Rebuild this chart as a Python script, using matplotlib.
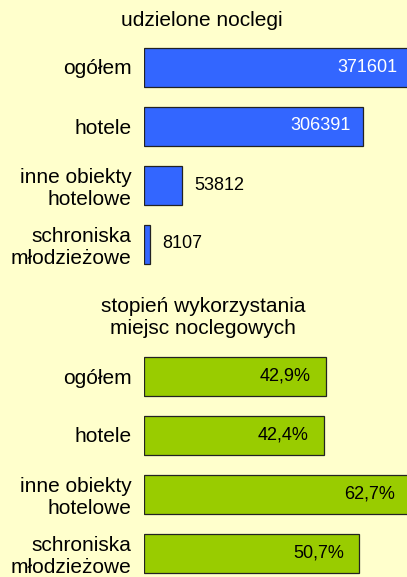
import matplotlib.pyplot as plt

plt.rcParams["font.family"] = ["Liberation Sans", "DejaVu Sans"]

categories = ["ogółem", "hotele", "inne obiekty\nhotelowe", "schroniska\nmłodzieżowe"]

# udzielone noclegi
nights = [371601, 306391, 53812, 8107]
nights_labels = ["371601", "306391", "53812", "8107"]

# stopień wykorzystania miejsc noclegowych (%)
occupancy = [42.9, 42.4, 62.7, 50.7]
occupancy_labels = ["42,9%", "42,4%", "62,7%", "50,7%"]

W, H = 407, 577
bg = "#FFFFCC"
blue = "#3366FF"
green = "#99CC00"

fig = plt.figure(figsize=(W / 100, H / 100), dpi=100, facecolor=bg)


def px_axes(x0, y0, x1, y1):
    # axes placed by pixel box (y measured from top)
    return fig.add_axes([x0 / W, 1 - y1 / H, (x1 - x0) / W, (y1 - y0) / H])


def panel(ax, values, labels, color, xmax, slot, inside, label_colors, y_extent, gap):
    ax.set_facecolor("none")
    y = list(range(len(values)))
    ax.barh(y, values, height=39 / slot, color=color, edgecolor="#222222", linewidth=0.9)
    ax.set_xlim(0, xmax)
    ax.set_ylim(y_extent, -0.5)
    ax.set_yticks(y)
    ax.set_yticklabels(categories, fontsize=15, linespacing=1.2)
    ax.tick_params(axis="y", length=0, pad=9)
    ax.set_xticks([])
    for s in ax.spines.values():
        s.set_visible(False)
    offset = gap * xmax / 263
    for yi, v, lab, ins, c in zip(y, values, labels, inside, label_colors):
        end = min(v, xmax * 1.0113)
        if ins:
            ax.text(end - offset, yi, lab, ha="right", va="center", fontsize=13, color=c)
        else:
            ax.text(v + 12 * xmax / 263, yi, lab, ha="left", va="center", fontsize=13, color=c)


slot = 59

# top panel: nights
ax1 = px_axes(144, 37.5, 407, 37.5 + 4 * slot)
panel(ax1, nights, nights_labels, blue, 263 / 0.000715, slot,
      [True, True, False, False], ["white", "white", "black", "black"], 3.5, 12)
fig.text(202 / W, 1 - 21 / H, "udzielone noclegi", ha="center", va="center", fontsize=15)

# bottom panel: occupancy
ax2 = px_axes(144, 346.5, 407, 577)
panel(ax2, occupancy, occupancy_labels, green, 263 / 4.24, slot,
      [True, True, True, True], ["black"] * 4, -0.5 + 230.5 / slot, 15)
fig.text(203 / W, 1 - 317 / H, "stopień wykorzystania\nmiejsc noclegowych",
         ha="center", va="center", fontsize=15, linespacing=1.2)

fig.savefig("out.png", dpi=100, facecolor=bg)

■ ■ ■

Leave out all pictures, then copy the remaining material exactly.

Rebuild this chart as a Python script, using matplotlib.
import matplotlib.pyplot as plt

plt.rcParams["font.family"] = ["Liberation Sans", "DejaVu Sans"]

categories = ["ogółem", "hotele", "inne obiekty\nhotelowe", "schroniska\nmłodzieżowe"]

# udzielone noclegi
nights = [371601, 306391, 53812, 8107]
nights_labels = ["371601", "306391", "53812", "8107"]

# stopień wykorzystania miejsc noclegowych (%)
occupancy = [42.9, 42.4, 62.7, 50.7]
occupancy_labels = ["42,9%", "42,4%", "62,7%", "50,7%"]

W, H = 407, 577
bg = "#FFFFCC"
blue = "#3366FF"
green = "#99CC00"

fig = plt.figure(figsize=(W / 100, H / 100), dpi=100, facecolor=bg)


def px_axes(x0, y0, x1, y1):
    # axes placed by pixel box (y measured from top)
    return fig.add_axes([x0 / W, 1 - y1 / H, (x1 - x0) / W, (y1 - y0) / H])


def panel(ax, values, labels, color, xmax, slot, inside, label_colors, y_extent, gap):
    ax.set_facecolor("none")
    y = list(range(len(values)))
    ax.barh(y, values, height=39 / slot, color=color, edgecolor="#222222", linewidth=0.9)
    ax.set_xlim(0, xmax)
    ax.set_ylim(y_extent, -0.5)
    ax.set_yticks(y)
    ax.set_yticklabels(categories, fontsize=15, linespacing=1.2)
    ax.tick_params(axis="y", length=0, pad=9)
    ax.set_xticks([])
    for s in ax.spines.values():
        s.set_visible(False)
    offset = gap * xmax / 263
    for yi, v, lab, ins, c in zip(y, values, labels, inside, label_colors):
        end = min(v, xmax * 1.0113)
        if ins:
            ax.text(end - offset, yi, lab, ha="right", va="center", fontsize=13, color=c)
        else:
            ax.text(v + 12 * xmax / 263, yi, lab, ha="left", va="center", fontsize=13, color=c)


slot = 59

# top panel: nights
ax1 = px_axes(144, 37.5, 407, 37.5 + 4 * slot)
panel(ax1, nights, nights_labels, blue, 263 / 0.000715, slot,
      [True, True, False, False], ["white", "white", "black", "black"], 3.5, 12)
fig.text(202 / W, 1 - 21 / H, "udzielone noclegi", ha="center", va="center", fontsize=15)

# bottom panel: occupancy
ax2 = px_axes(144, 346.5, 407, 577)
panel(ax2, occupancy, occupancy_labels, green, 263 / 4.24, slot,
      [True, True, True, True], ["black"] * 4, -0.5 + 230.5 / slot, 15)
fig.text(203 / W, 1 - 317 / H, "stopień wykorzystania\nmiejsc noclegowych",
         ha="center", va="center", fontsize=15, linespacing=1.2)

fig.savefig("out.png", dpi=100, facecolor=bg)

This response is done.